But will government deliver for construction workers?
Great news, it appears that someone at ministerial level may finally be listening to what construction workers and their union leaders have been saying for years – that construction work is deadly business and that protection for workers comes from having active, recognised trade unions on site.
Yesterday saw the publication of the DWP commissioned report ‘One Death Too Many’, the result of an inquiry led by Rita Donaghy, former UNISON NEC member and more recently Chair of Acas, and it castigates the construction industry for “not recognising the positive role that trade unions can play in health and safety”. The key recommendation of the report is that the Gangmasters Act is extended to the construction industry. I’ll delete the expletive but enough to say ‘at long…..’ing last! Two hundred and seventy four construction workers have been killed since the introduction of the Gangmasters Act in 2004, let alone the thousands whose lives have been ruined through work-related accidents and ill-health. While the extension of the Gangmasters Act may not be the complete answer, it would have significantly contributed to a safer workplace where construction workers are respected and not treated like commodities, bought and sold at the lowest price.

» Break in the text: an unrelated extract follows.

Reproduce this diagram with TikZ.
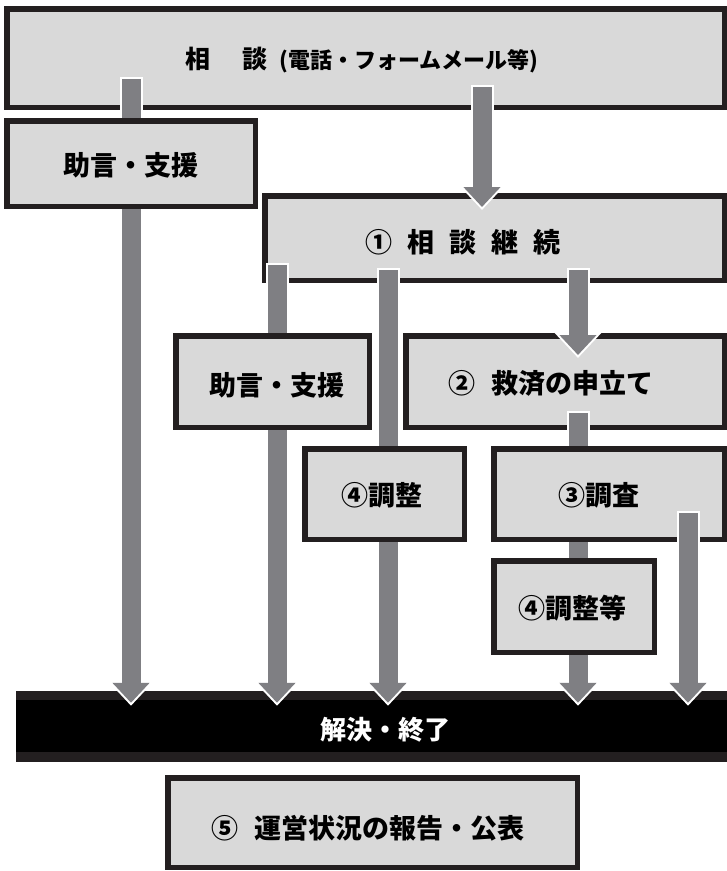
\documentclass[tikz,border=0pt]{standalone}
\usepackage{fontspec}
\newfontfamily\jp{Noto Sans CJK JP}
\usetikzlibrary{arrows.meta}
\definecolor{boxfill}{HTML}{D9D9D9}
\definecolor{boxline}{HTML}{231F20}
\definecolor{arrgray}{HTML}{7F7F83}
\pgfdeclarelayer{fg}
\pgfdeclarelayer{topl}
\pgfsetlayers{main,fg,topl}
\begin{document}
\begin{tikzpicture}[x=1pt,y=-1pt,
  box/.style={draw=boxline, fill=boxfill, line width=5.5pt, inner sep=0pt},
  lbl/.style={font=\jp\bfseries\fontsize{27}{32}\selectfont, text=black, inner sep=0pt},
  garrow/.style={draw=arrgray, line width=19pt, -{Triangle[width=36pt,length=20pt]},
    preaction={draw=white, line width=23pt, -{Triangle[width=45pt,length=25pt]},
      shorten <=-2pt, shorten >=-3pt}}]
\useasboundingbox (0,0) rectangle (727,871);

% background boxes
\node[box, minimum width=717.5pt, minimum height=98.5pt] (top) at (365.5,58) {};
\node[lbl] (ttop) at (362,60) {{\fontsize{25}{30}\selectfont 相\hspace{1.25em}談}\hspace{0.45em}{\fontsize{22}{26}\selectfont (電話・フォームメール等)}};
\node[box, minimum width=459.5pt, minimum height=84.5pt] (c1) at (494.5,238) {};
\node[lbl] (tc1) at (463,242) {①\hspace{0.55em}相\hspace{0.55em}談\hspace{0.55em}継\hspace{0.55em}続};
\node[box, minimum width=318.5pt, minimum height=91.5pt] (c2) at (565,381.5) {};
\node[lbl] (tc2) at (551,383) {②\hspace{0.6em}救済の申立て};
\node[fill=boxline, minimum width=711pt, minimum height=71pt, inner sep=0pt] (bar) at (371.5,726.5) {};
\fill[black] ([yshift=-9pt]bar.north west) rectangle ([yshift=10pt]bar.south east);
\node[lbl, text=white, font=\jp\bfseries\fontsize{26}{30}\selectfont] (tbar) at (385,730) {解決・終了};
\node[box, minimum width=409.5pt, minimum height=89.5pt] (rep) at (372.5,822.5) {};
\node[lbl] (trep) at (368,828) {⑤\hspace{0.6em}運営状況の報告・公表};

% foreground boxes (drawn over passing arrows)
\begin{pgfonlayer}{fg}
\node[box, minimum width=248.5pt, minimum height=85.5pt] (jos1) at (131,163.5) {};
\node[lbl] (tjos1) at (131,165) {助言・支援};
\node[box, minimum width=193.5pt, minimum height=91.5pt] (jos2) at (272.5,381.5) {};
\node[lbl] (tjos2) at (277,385) {助言・支援};
\node[box, minimum width=159.5pt, minimum height=90.5pt] (adj) at (384.5,494) {};
\node[lbl] (tadj) at (382,495) {④調整};
\node[box, minimum width=230.5pt, minimum height=90.5pt] (inv) at (609,494) {};
\node[lbl] (tinv) at (599,495) {③調査};
\node[box, minimum width=160.5pt, minimum height=91.5pt] (adj2) at (574,606.5) {};
\node[lbl] (tadj2) at (572,608) {④調整等};
\end{pgfonlayer}

% arrow columns
\coordinate (x1) at (131,0);
\coordinate (x2) at (482,0);
\coordinate (x3) at (277,0);
\coordinate (x4) at (388,0);
\coordinate (x5) at (578,0);
\coordinate (x7) at (688,0);

\draw[garrow] ([yshift=31pt]top.south -| x1) -- ([yshift=-12pt]bar.north -| x1);
\draw[garrow] ([yshift=23pt]top.south -| x2) -- ([yshift=-14pt]c1.north -| x2);
\draw[garrow] ([yshift=18pt]c1.south -| x3) -- ([yshift=-12pt]bar.north -| x3);
\draw[garrow] ([yshift=13pt]c1.south -| x4) -- ([yshift=-12pt]bar.north -| x4);
\draw[garrow] ([yshift=13pt]c1.south -| x5) -- ([yshift=-22pt]c2.north -| x5);
\draw[garrow] ([yshift=17pt]c2.south -| x5) -- ([yshift=-12pt]bar.north -| x5);
\begin{pgfonlayer}{topl}
\draw[garrow] ([yshift=29pt]inv.south -| x7) -- ([yshift=-12pt]bar.north -| x7);
\end{pgfonlayer}
\end{tikzpicture}
\end{document}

Lord Mandelson is consulting on legislation to outlaw black-listing and Yvette Cooper is due to respond to ‘One Death Too Many’ in the autumn. So it is vital for unions and union activists to keep the pressure on to get the result that construction workers deserve. Perhaps government, as the major construction client in this country, can take a lead by stating and ensuring that no contracts will be awarded to construction companies that do not recognise unions, in the proven knowledge that unions make for safer, more productive workeplaces, or that use lump labour. Yes, I know! But it’s good to dream!